Feeling the need to send an extra little “thank you” to someone? Well, the U.S. Postal Service has just the stamp for you – a nicely sized stamp – a bit smaller than commemoratives – that not only fits perfectly on those small thank-you envelopes but has a classy design to boot.
The words “Thank You” are highlighted in gold foil in cursive script, which gives the stamp a shimmery look. An elegant floral design swirls through and around the words. Each of the four stamps – purposely subtle in design compared to the bright and colorful 2019 Celebration stamp, for example – features a background color of soft maroon, muted green, grayish blue and purple.
A press run of 200 million stamps has been ordered from contract printer Banknote Corporation of America. The stamps were printed by flexography with gold foil stamping on the Gallus RCS press. Officially, the colors used by the Pantone Matching System are black, red, teal, green and blue.
The stamps, sold in panes of 20, were issued August 21 with a virtual ceremony courtesy of the Virtual Stamp Show. The first-day postmark is Hartford, Connecticut.
Dale Smith, a 30-year member and officer of the American Topical Association, served as emcee. “Today’s stamp has words that probably all of us need to say more often: thank you.”
“There are few words in any language that are so filled as these with the warmth of human kindness and appreciation,” offered Tom Broadhead, a professor at the University of Tennessee and another officer of the ATA, who noted how the words can brighten someone’s day. “To be thankful is to be accepting of a gift and by uttering words of thanks we complete a circle of giving and receiving.”
Dana Tanamachi was the stamp designer. She is a Houston-born graphic and letterer who graduated in 2007 from the University of North Texas and has worked most recently out of her studio in Brooklyn. Greg Breeding served as art director.
In 2009, an impromptu chalk installation for a Brooklyn housewarming party landed the artist her first commission for Google and set the popular chalk-lettering trend — and her career — in motion. After working under design icon Louise Fili, she opened Tanamachi Studio, a boutique design studio specializing in custom typography and illustration for editorial, lifestyle, food, and fashion brands. She has been commissioned globally by clients such as Target, Nike, Penguin Books, Ralph Lauren, Instagram and West Elm. She has created custom cover art for O (Oprah) and Time magazines.

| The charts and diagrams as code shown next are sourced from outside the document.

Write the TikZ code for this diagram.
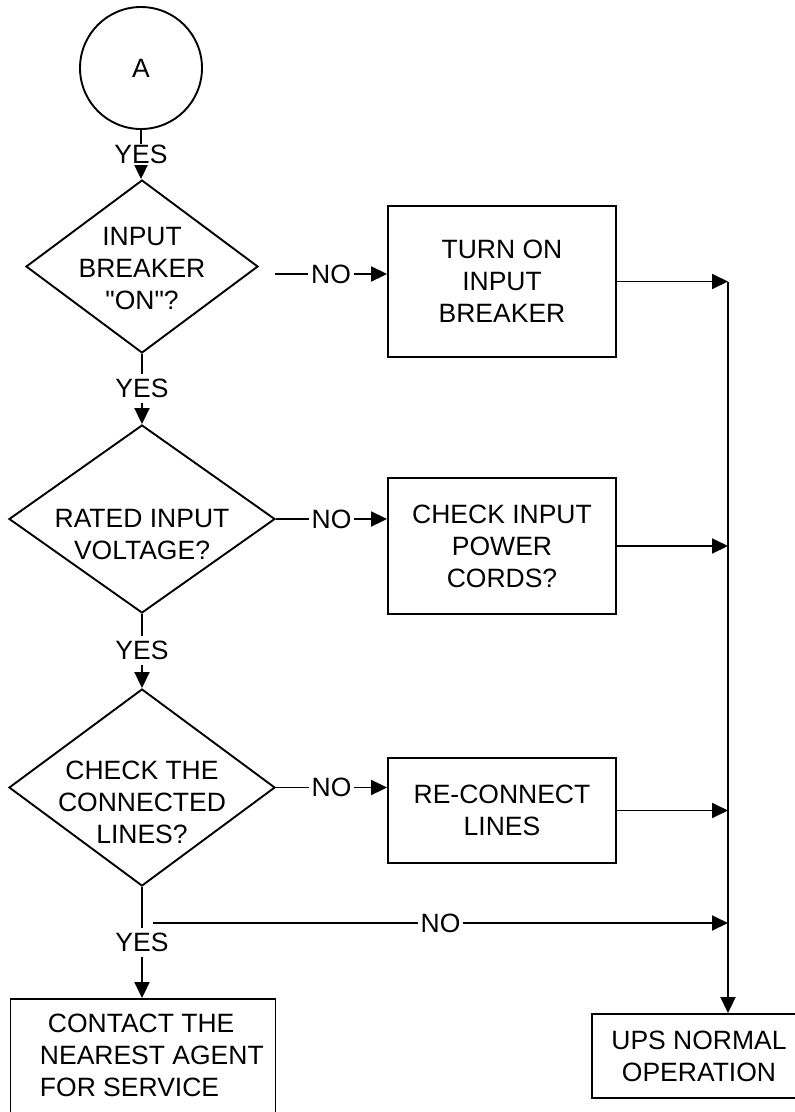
\documentclass[tikz,border=0pt]{standalone}
\usepackage{fontspec}
\newfontfamily\uifont{Liberation Sans}
\usetikzlibrary{shapes.geometric,arrows.meta}
\begin{document}
\begin{tikzpicture}[x=1pt,y=-1pt,line width=1.9pt,
  every node/.style={font=\uifont\fontsize{26.5}{32}\selectfont},
  arr/.style={-{Triangle[length=16pt,width=15pt]}},
  box/.style={draw,rectangle,inner sep=0pt,align=center},
  dia/.style={draw,diamond,inner sep=0pt},
  lbl/.style={fill=white,inner xsep=3pt,inner ysep=5pt},
  txt/.style={align=center,inner sep=0pt}]
\useasboundingbox (0,0) rectangle (795,1112);
\clip (0,0) rectangle (795,1112);
% nodes
\node[draw,circle,minimum size=122pt,inner sep=0pt] (A) at (141,68) {A};
\node[dia,minimum width=232pt,minimum height=173pt] (d1) at (142,266.5) {};
\node[txt] (d1t) at (142,269) {INPUT\\BREAKER\\"ON"?};
\node[dia,minimum width=266pt,minimum height=188pt] (d2) at (142,519) {};
\node[txt] (d2t) at (142,535) {RATED INPUT\\VOLTAGE?};
\node[dia,minimum width=266pt,minimum height=197pt] (d3) at (142,787.5) {};
\node[txt] (d3t) at (142,802) {CHECK THE\\CONNECTED\\LINES?};
\node[box,minimum width=228pt,minimum height=151pt] (b1) at (502,281.5) {TURN ON\\INPUT\\BREAKER};
\node[box,minimum width=228pt,minimum height=136pt] (b2) at (502,546) {CHECK INPUT\\POWER\\CORDS?};
\node[box,minimum width=228pt,minimum height=105pt] (b3) at (502,810.5) {RE-CONNECT\\LINES};
\node[box,minimum width=265pt,minimum height=130pt] (b4) at (143,1064) {};
\node[txt,align=left,anchor=north west] (b4t) at (39,1013.5) {\hspace*{8pt}CONTACT THE\\NEAREST AGENT\\FOR SERVICE};
\node[box,minimum width=214pt,minimum height=84pt] (ups) at (699,1056) {UPS NORMAL\\OPERATION};
% coordinates
\coordinate (vtop) at (728,281.5);
\coordinate (n1) at (275,274);
\coordinate (n4) at (153,923);
% connectors
\draw[arr] (A.south) -- node[lbl,pos=.5,inner ysep=1.5pt]{YES} (A.south |- d1.north);
\draw[arr] (d1.south) -- node[lbl,pos=.49]{YES} (d2.north);
\draw[arr] (d2.south) -- node[lbl,pos=.49]{YES} (d3.north);
\draw[arr] (d3.south) -- node[lbl,pos=.5]{YES} (d3.south |- b4.north);
\draw[arr] (n1) -- node[lbl]{NO} (n1 -| b1.west);
\draw[arr] (d2.east) -- node[lbl]{NO} (d2.east -| b2.west);
\draw[arr] (d3.east) -- node[lbl]{NO} (d3.east -| b3.west);
\draw[arr] (n4) -- node[lbl]{NO} (n4 -| vtop);
\draw[arr] (b1.east) -- (b1.east -| vtop);
\draw[arr] (b2.east) -- (b2.east -| vtop);
\draw[arr] (b3.east) -- (b3.east -| vtop);
\draw[arr] (vtop) -- (vtop |- ups.north);
\end{tikzpicture}
\end{document}
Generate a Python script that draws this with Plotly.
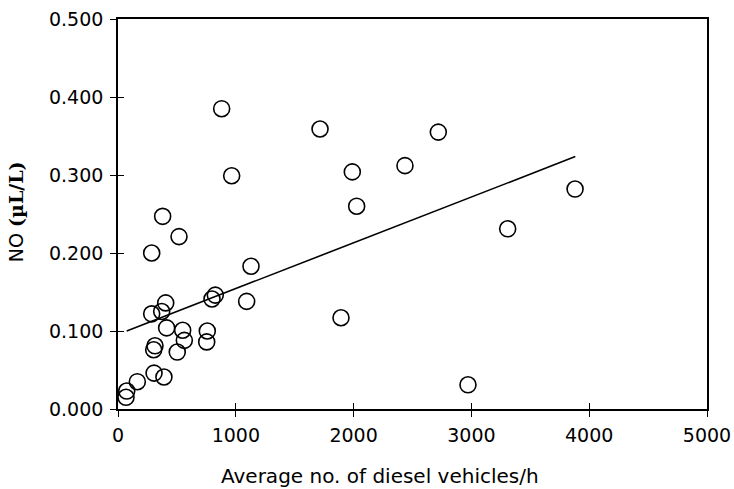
import plotly.graph_objects as go

# Diesel traffic (vehicles/h) and measured NO concentration (µL/L)
diesel_per_h = [68, 74, 164, 306, 390, 303, 314, 503, 563, 549, 413, 286, 371, 405,
                758, 753, 798, 826, 286, 518, 379, 880, 965, 1092, 1129, 1715, 1893,
                1989, 2026, 2436, 2719, 2971, 3308, 3880]
no_conc = [0.015, 0.023, 0.035, 0.046, 0.041, 0.076, 0.081, 0.073, 0.088, 0.101, 0.104,
           0.122, 0.125, 0.136, 0.100, 0.086, 0.141, 0.146, 0.200, 0.221, 0.247, 0.385,
           0.299, 0.138, 0.183, 0.359, 0.117, 0.304, 0.260, 0.312, 0.355, 0.031, 0.231,
           0.282]

# Linear regression line
fit_intercept = 0.0957
fit_slope = 5.87e-5
fit_x = [74, 3882]
fit_y = [fit_intercept + fit_slope * v for v in fit_x]

x_ticks = [0, 1000, 2000, 3000, 4000, 5000]
y_ticks = [0.0, 0.1, 0.2, 0.3, 0.4, 0.5]
y_tick_text = ["0.000", "0.100", "0.200", "0.300", "0.400", "0.500"]

FONT = "DejaVu Sans"

fig = go.Figure()
fig.add_trace(go.Scatter(
    x=fit_x, y=fit_y, mode="lines",
    line=dict(color="black", width=1.6), showlegend=False, hoverinfo="skip"))
fig.add_trace(go.Scatter(
    x=diesel_per_h, y=no_conc, mode="markers",
    marker=dict(symbol="circle-open", size=16, color="black", line=dict(width=1.6)),
    showlegend=False))
# empty trace on overlay axes to draw inward tick marks (crossing ticks)
fig.add_trace(go.Scatter(x=[], y=[], xaxis="x2", yaxis="y2", showlegend=False))

axis_common = dict(showgrid=False, zeroline=False, linecolor="black", linewidth=1.6,
                   tickcolor="black", tickwidth=1.4, ticklen=6, automargin=False,
                   tickfont=dict(family=FONT, size=19, color="black"))

fig.update_layout(
    width=734, height=489,
    margin=dict(l=118, r=27, t=19, b=80, autoexpand=False),
    paper_bgcolor="white", plot_bgcolor="white",
    font=dict(family=FONT, color="black"),
    xaxis=dict(range=[0, 5000], tickvals=x_ticks, ticks="outside", mirror=True,
               ticklabelstandoff=2, **axis_common),
    yaxis=dict(range=[0, 0.5], tickvals=y_ticks, ticktext=y_tick_text, ticks="outside",
               mirror=True, ticklabelstandoff=3, **axis_common),
    xaxis2=dict(range=[0, 5000], tickvals=x_ticks[1:-1], ticks="inside", overlaying="x",
                anchor="y", showticklabels=False, showline=False, showgrid=False,
                zeroline=False, tickcolor="black", tickwidth=1.4, ticklen=6),
    yaxis2=dict(range=[0, 0.5], tickvals=y_ticks[1:-1], ticks="inside", overlaying="y",
                anchor="x", showticklabels=False, showline=False, showgrid=False,
                zeroline=False, tickcolor="black", tickwidth=1.4, ticklen=6),
    annotations=[
        dict(text="Average no. of diesel vehicles/h", xref="paper", yref="paper",
             x=0.445, y=-0.172, xanchor="center", yanchor="middle", showarrow=False,
             font=dict(family=FONT, size=20, color="black")),
        dict(text="<span style='font-family:DejaVu Sans'>NO</span> "
                  "<b>(µL/L)</b>",
             xref="paper", yref="paper", x=-0.173, y=0.505, xanchor="center",
             yanchor="middle", showarrow=False, textangle=-90,
             font=dict(family="DejaVu Serif", size=19, color="black")),
    ],
)

fig.write_html("out.html")
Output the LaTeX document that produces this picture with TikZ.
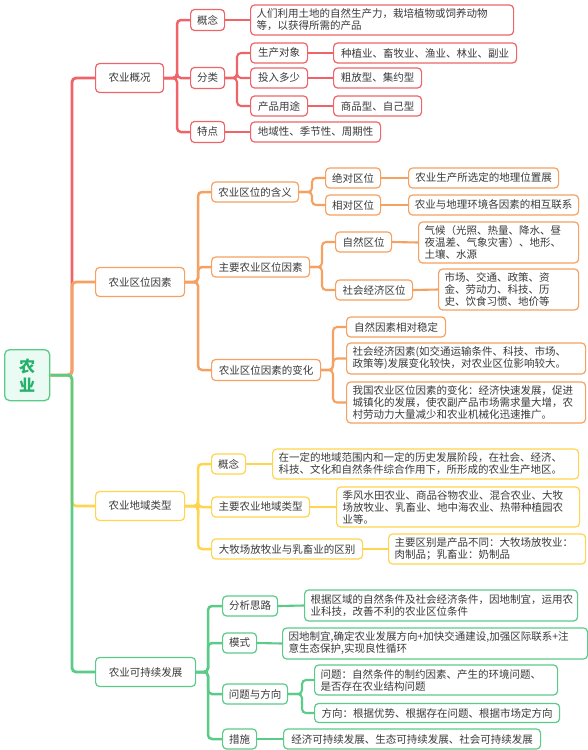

Recent articles in the Texas press – the Houston Chronicle and Texas Monthly – provided background on the artist.
Tanamachi actually created the stamp in 2015, wrote Emma Balter in the Houston Chronicle. Tanamachi said she wanted the stamp design to be timeless but modern. She was inspired by classic book covers and bookplates from the Art Nouveau and Arts and Crafts movements, as well as by typeface designer Doyald Young and textile artist William Morris, who was known for his florals.
It took several sketches and revisions for Tanamachi’s stamp to materialize, Balter wrote. The design was meant to be in gold foil, but printing technology was not up to speed back then; she believes this is partly why it took more than five years for the stamp to see the light of day. The USPS now has the capability to print non-tarnishing metallic foils.
Stamps are not Tanamachi’s usual beat. She typically works on large-scale murals — quite different from the tiny rectangles that stick in the corner of envelopes.
“It was a fun challenge to condense a message onto such a small canvas,” she said.
Tanamachi became enamored with the art of lettering while taking a typography course in college, Arielle Avila wrote in Texas Monthly.
Wrote Avila: “I was obsessed with it,” Tanamachi says. “I didn’t know you could be good at something like this and make a living filling letters.” A few years later, the native Houstonian launched her career with a piece of chalk and started her own boutique design studio.
“Growth and unity are what I was thinking about,” Tanamachi said. “I knew I wanted a lot of connecting lines, for it to overlap and interlock, for it to feel like one thing. And there are floral elements to it, too. I hope they do have a timeless feel. It feels so classic and it doesn’t feel super trendy, so hopefully it will stand the test of time.”